— begin Data —
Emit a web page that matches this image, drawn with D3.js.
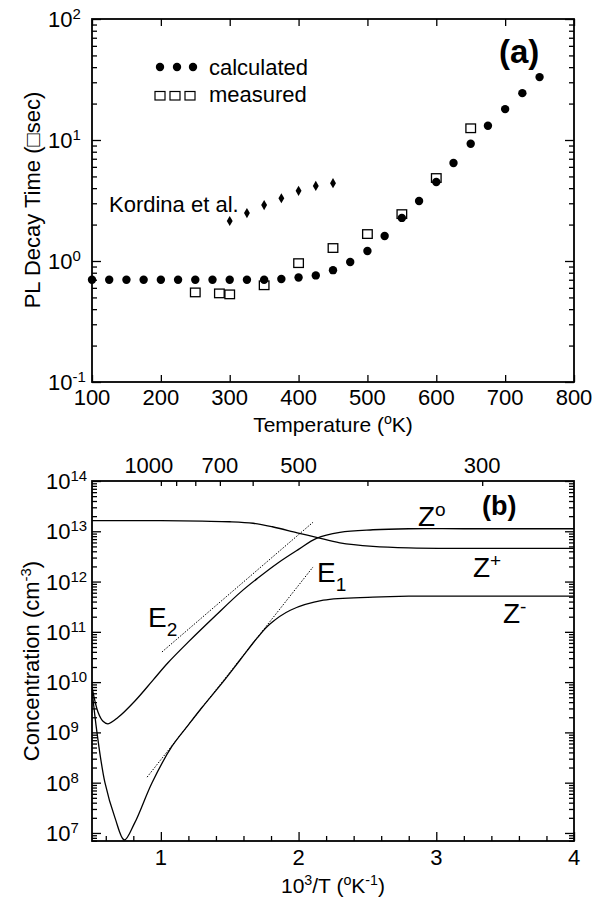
<!DOCTYPE html>
<html>
<head>
<meta charset="utf-8">
<script src="https://cdn.jsdelivr.net/npm/d3@7"></script>
<style>
  body { margin: 0; background: #fff; }
  svg { font-family: "Liberation Sans", Arial, Helvetica, sans-serif; }
  .tick line { stroke: #000; }
</style>
</head>
<body>
<div id="chart"></div>
<script>
// panel (a): PL decay time vs temperature
const calcT = [100, 125, 150, 175, 200, 225, 250, 275, 300, 325, 350, 375, 400, 425,
  450, 475, 500, 525, 550, 575, 600, 625, 650, 675, 700, 725, 750];
const calcTau = [0.70, 0.70, 0.70, 0.70, 0.70, 0.70, 0.70, 0.70, 0.70, 0.70, 0.70, 0.71, 0.73, 0.76,
  0.84, 0.98, 1.21, 1.61, 2.27, 3.13, 4.5, 6.45, 9.3, 13.1, 18.0, 24.4, 33.1];
const measT = [250, 285, 300, 350, 400, 450, 500, 550, 600, 650];
const measTau = [0.55, 0.54, 0.53, 0.63, 0.96, 1.28, 1.67, 2.44, 4.85, 12.5];
const kordT = [300, 325, 350, 375, 400, 425, 450];
const kordTau = [2.14, 2.49, 2.9, 3.3, 3.8, 4.17, 4.4];
const tempTicks = [100, 200, 300, 400, 500, 600, 700, 800];

// panel (b): concentrations vs 1000/T, values are log10(cm^-3)
const zPlusX = [0.5, 1.0, 1.3, 1.5, 1.67, 1.81, 1.99, 2.13, 2.3, 2.54, 2.8, 3.2, 4.0];
const zPlusLog = [13.21, 13.21, 13.2, 13.19, 13.16, 13.09, 12.97, 12.88, 12.77, 12.7, 12.67, 12.66, 12.66];
const zZeroX = [0.5, 0.544, 0.58, 0.616, 0.69, 0.81, 0.94, 1.05, 1.2, 1.4, 1.575, 1.7, 1.85, 2.0, 2.13, 2.3, 2.54, 2.8, 3.2, 4.0];
const zZeroLog = [9.9, 9.4, 9.22, 9.17, 9.3, 9.62, 10.03, 10.38, 10.8, 11.33, 11.78, 12.06, 12.37, 12.64, 12.86, 12.98, 13.03, 13.05, 13.05, 13.05];
const zMinusX = [0.5, 0.536, 0.594, 0.667, 0.735, 0.81, 0.936, 1.08, 1.2, 1.3, 1.45, 1.575, 1.7, 1.79, 1.94, 2.18, 2.54, 2.8, 3.2, 4.0];
const zMinusLog = [9.85, 9.0, 8.0, 7.3, 6.86, 7.2, 8.0, 8.72, 9.15, 9.5, 10.0, 10.44, 10.88, 11.15, 11.43, 11.63, 11.69, 11.71, 11.71, 11.71];
const e1Line = [[0.90, 8.11], [2.105, 12.29]];
const e2Line = [[1.008, 10.60], [2.105, 13.18]];
const invTicks = [1, 2, 3, 4];
const invMinor = [0.6, 0.8, 1.2, 1.4, 1.6, 1.8, 2.2, 2.4, 2.6, 2.8, 3.2, 3.4, 3.6, 3.8];
const topTemps = [1000, 900, 800, 700, 600, 500, 400, 300];
const topLabels = [1000, 700, 500, 300];

const W = 604, H = 902;
const svg = d3.select('#chart').append('svg').attr('width', W).attr('height', H);

// text with sup/sub parts
function rich(sel, x, y, parts, size, anchor, rot) {
  const t = sel.append('text').attr('x', x).attr('y', y)
    .attr('font-size', size).attr('text-anchor', anchor || 'start');
  if (rot) t.attr('transform', `rotate(${rot},${x},${y})`);
  let shift = 0;
  parts.forEach((p) => {
    const str = Array.isArray(p) ? p[0] : p;
    const kind = Array.isArray(p) ? p[1] : null;
    const target = kind === 'sup' ? -0.36 * size : kind === 'sub' ? 0.32 * size : 0;
    const ts = t.append('tspan').text(str).attr('dy', target - shift);
    if (kind) ts.attr('font-size', size * 0.68);
    shift = target;
  });
  return t;
}

function isDecade(v) {
  return Math.abs(Math.log10(v) - Math.round(Math.log10(v))) < 1e-6;
}

function ticksOnly(g, axis) {
  g.call(axis);
  g.select('.domain').remove();
  g.selectAll('.tick line').attr('stroke-width', 1.3);
}

// ---------- panel (a) ----------
const xA = d3.scaleLinear().domain([100, 800]).range([92, 574]);
const yA = d3.scaleLog().domain([0.1, 100]).range([382, 19]);
const gA = svg.append('g');

const yAll = yA.ticks();
const yMajor = yAll.filter(isDecade);
const yMinor = yAll.filter((v) => !isDecade(v));

ticksOnly(gA.append('g').attr('transform', 'translate(0,382)'),
  d3.axisBottom(xA).tickValues(tempTicks).tickSize(-7).tickFormat(''));
ticksOnly(gA.append('g').attr('transform', 'translate(0,19)'),
  d3.axisTop(xA).tickValues(tempTicks).tickSize(-7).tickFormat(''));
ticksOnly(gA.append('g').attr('transform', 'translate(92,0)'),
  d3.axisLeft(yA).tickValues(yMajor).tickSize(-9).tickFormat(''));
ticksOnly(gA.append('g').attr('transform', 'translate(92,0)'),
  d3.axisLeft(yA).tickValues(yMinor).tickSize(-5).tickFormat(''));
ticksOnly(gA.append('g').attr('transform', 'translate(574,0)'),
  d3.axisRight(yA).tickValues(yMajor).tickSize(-9).tickFormat(''));
ticksOnly(gA.append('g').attr('transform', 'translate(574,0)'),
  d3.axisRight(yA).tickValues(yMinor).tickSize(-5).tickFormat(''));

gA.append('rect').attr('x', 92).attr('y', 19).attr('width', 482).attr('height', 363)
  .attr('fill', 'none').attr('stroke', '#000').attr('stroke-width', 1.8);

tempTicks.forEach((v) => {
  gA.append('text').attr('x', xA(v)).attr('y', 405).attr('font-size', 22)
    .attr('text-anchor', 'middle').text(v);
});
yMajor.forEach((v) => {
  rich(gA, 48, yA(v) + 8, ['10', [String(Math.round(Math.log10(v))), 'sup']], 22);
});

rich(gA, 333, 432, ['Temperature (', ['o', 'sup'], 'K)'], 21, 'middle');
rich(gA, 40, 200, ['PL Decay Time (\u25A1sec)'], 22, 'middle', -90);

gA.selectAll('.calc').data(calcT).enter().append('circle')
  .attr('cx', (d) => xA(d)).attr('cy', (d, i) => yA(calcTau[i])).attr('r', 4.2).attr('fill', '#000');
gA.selectAll('.meas').data(measT).enter().append('rect')
  .attr('x', (d) => xA(d) - 4.8).attr('y', (d, i) => yA(measTau[i]) - 4.3)
  .attr('width', 9.6).attr('height', 8.6).attr('fill', 'none').attr('stroke', '#000').attr('stroke-width', 1.3);
const diamond = d3.symbol().type(d3.symbolDiamond).size(30);
gA.selectAll('.kord').data(kordT).enter().append('path')
  .attr('d', diamond).attr('fill', '#000')
  .attr('transform', (d, i) => `translate(${xA(d)},${yA(kordTau[i])})`);

// legend
[160, 177, 193].forEach((x) => {
  gA.append('circle').attr('cx', x).attr('cy', 67).attr('r', 4.2).attr('fill', '#000');
});
[160, 175, 190].forEach((x) => {
  gA.append('rect').attr('x', x - 5).attr('y', 91.5).attr('width', 10).attr('height', 8.5)
    .attr('fill', 'none').attr('stroke', '#000').attr('stroke-width', 1.2);
});
gA.append('text').attr('x', 209).attr('y', 75).attr('font-size', 22).text('calculated');
gA.append('text').attr('x', 209).attr('y', 102).attr('font-size', 22).text('measured');
gA.append('text').attr('x', 109).attr('y', 212).attr('font-size', 22).text('Kordina et al.');
gA.append('text').attr('x', 499).attr('y', 63).attr('font-size', 33).attr('font-weight', 'bold').text('(a)');

// ---------- panel (b) ----------
const xB = d3.scaleLinear().domain([0.5, 4]).range([92, 574]);
const yB = d3.scaleLog().domain([Math.pow(10, 6.84), 1e14]).range([841, 481]);
const gB = svg.append('g');

const yBAll = d3.scaleLog().domain([1e6, 1e14]).ticks().filter((v) => v >= Math.pow(10, 6.84));
const yBMajor = yBAll.filter(isDecade);
const yBMinor = yBAll.filter((v) => !isDecade(v));

ticksOnly(gB.append('g').attr('transform', 'translate(0,841)'),
  d3.axisBottom(xB).tickValues(invTicks).tickSize(-9).tickFormat(''));
ticksOnly(gB.append('g').attr('transform', 'translate(0,841)'),
  d3.axisBottom(xB).tickValues(invMinor).tickSize(-5).tickFormat(''));
ticksOnly(gB.append('g').attr('transform', 'translate(0,481)'),
  d3.axisTop(xB).tickValues(topTemps.map((t) => 1000 / t)).tickSize(-5).tickFormat(''));
ticksOnly(gB.append('g').attr('transform', 'translate(92,0)'),
  d3.axisLeft(yB).tickValues(yBMajor).tickSize(-9).tickFormat(''));
ticksOnly(gB.append('g').attr('transform', 'translate(92,0)'),
  d3.axisLeft(yB).tickValues(yBMinor).tickSize(-5).tickFormat(''));
ticksOnly(gB.append('g').attr('transform', 'translate(574,0)'),
  d3.axisRight(yB).tickValues(yBMajor).tickSize(-9).tickFormat(''));
ticksOnly(gB.append('g').attr('transform', 'translate(574,0)'),
  d3.axisRight(yB).tickValues(yBMinor).tickSize(-5).tickFormat(''));

gB.append('rect').attr('x', 92).attr('y', 481).attr('width', 482).attr('height', 360)
  .attr('fill', 'none').attr('stroke', '#000').attr('stroke-width', 1.8);

invTicks.forEach((v) => {
  gB.append('text').attr('x', xB(v)).attr('y', 865).attr('font-size', 22)
    .attr('text-anchor', 'middle').text(v);
});
topLabels.forEach((t, i) => {
  gB.append('text').attr('x', xB(1000 / t) - (i === 0 ? 12 : 0)).attr('y', 473).attr('font-size', 22)
    .attr('text-anchor', 'middle').text(t);
});
yBMajor.forEach((v) => {
  rich(gB, 46, yB(v) + 8, ['10', [String(Math.round(Math.log10(v))), 'sup']], 22);
});

rich(gB, 333, 893, ['10', ['3', 'sup'], '/T (', ['o', 'sup'], 'K', ['-1', 'sup'], ')'], 21, 'middle');
rich(gB, 39, 661, ['Concentration (cm', ['-3', 'sup'], ')'], 22, 'middle', -90);

const lineB = d3.line().x((d) => xB(d[0])).y((d) => yB(Math.pow(10, d[1]))).curve(d3.curveCatmullRom.alpha(0.5));
svg.append('clipPath').attr('id', 'clipB').append('rect')
  .attr('x', 92).attr('y', 481).attr('width', 482).attr('height', 360);
const plot = gB.append('g').attr('clip-path', 'url(#clipB)');

[[zPlusX, zPlusLog], [zZeroX, zZeroLog], [zMinusX, zMinusLog]].forEach(([xs, ys]) => {
  plot.append('path').datum(xs.map((x, i) => [x, ys[i]])).attr('d', lineB)
    .attr('fill', 'none').attr('stroke', '#000').attr('stroke-width', 1.3);
});
const segLine = d3.line().x((d) => xB(d[0])).y((d) => yB(Math.pow(10, d[1])));
[e1Line, e2Line].forEach((seg) => {
  plot.append('path').datum(seg).attr('d', segLine)
    .attr('fill', 'none').attr('stroke', '#000').attr('stroke-width', 1).attr('stroke-dasharray', '1.5,1.5');
});

rich(gB, 418, 526, ['Z', ['o', 'sup']], 28);
rich(gB, 473, 577, ['Z', ['+', 'sup']], 28);
rich(gB, 503, 623, ['Z', ['-', 'sup']], 28);
rich(gB, 317, 582, ['E', ['1', 'sub']], 28);
rich(gB, 148, 627, ['E', ['2', 'sub']], 28);
gB.append('text').attr('x', 482).attr('y', 515).attr('font-size', 27).attr('font-weight', 'bold').text('(b)');
</script>
</body>
</html>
— end Data —
Aim of the task: Everything from the top line of the data down to and including the line with "const tempTicks = [100, 200, 300, 400, 500, 600, 700, 800];" is to be copied, except the pictures.

Output for this task:
Emit a web page that matches this image, drawn with D3.js.
<!DOCTYPE html>
<html>
<head>
<meta charset="utf-8">
<script src="https://cdn.jsdelivr.net/npm/d3@7"></script>
<style>
  body { margin: 0; background: #fff; }
  svg { font-family: "Liberation Sans", Arial, Helvetica, sans-serif; }
  .tick line { stroke: #000; }
</style>
</head>
<body>
<div id="chart"></div>
<script>
// panel (a): PL decay time vs temperature
const calcT = [100, 125, 150, 175, 200, 225, 250, 275, 300, 325, 350, 375, 400, 425,
  450, 475, 500, 525, 550, 575, 600, 625, 650, 675, 700, 725, 750];
const calcTau = [0.70, 0.70, 0.70, 0.70, 0.70, 0.70, 0.70, 0.70, 0.70, 0.70, 0.70, 0.71, 0.73, 0.76,
  0.84, 0.98, 1.21, 1.61, 2.27, 3.13, 4.5, 6.45, 9.3, 13.1, 18.0, 24.4, 33.1];
const measT = [250, 285, 300, 350, 400, 450, 500, 550, 600, 650];
const measTau = [0.55, 0.54, 0.53, 0.63, 0.96, 1.28, 1.67, 2.44, 4.85, 12.5];
const kordT = [300, 325, 350, 375, 400, 425, 450];
const kordTau = [2.14, 2.49, 2.9, 3.3, 3.8, 4.17, 4.4];
const tempTicks = [100, 200, 300, 400, 500, 600, 700, 800];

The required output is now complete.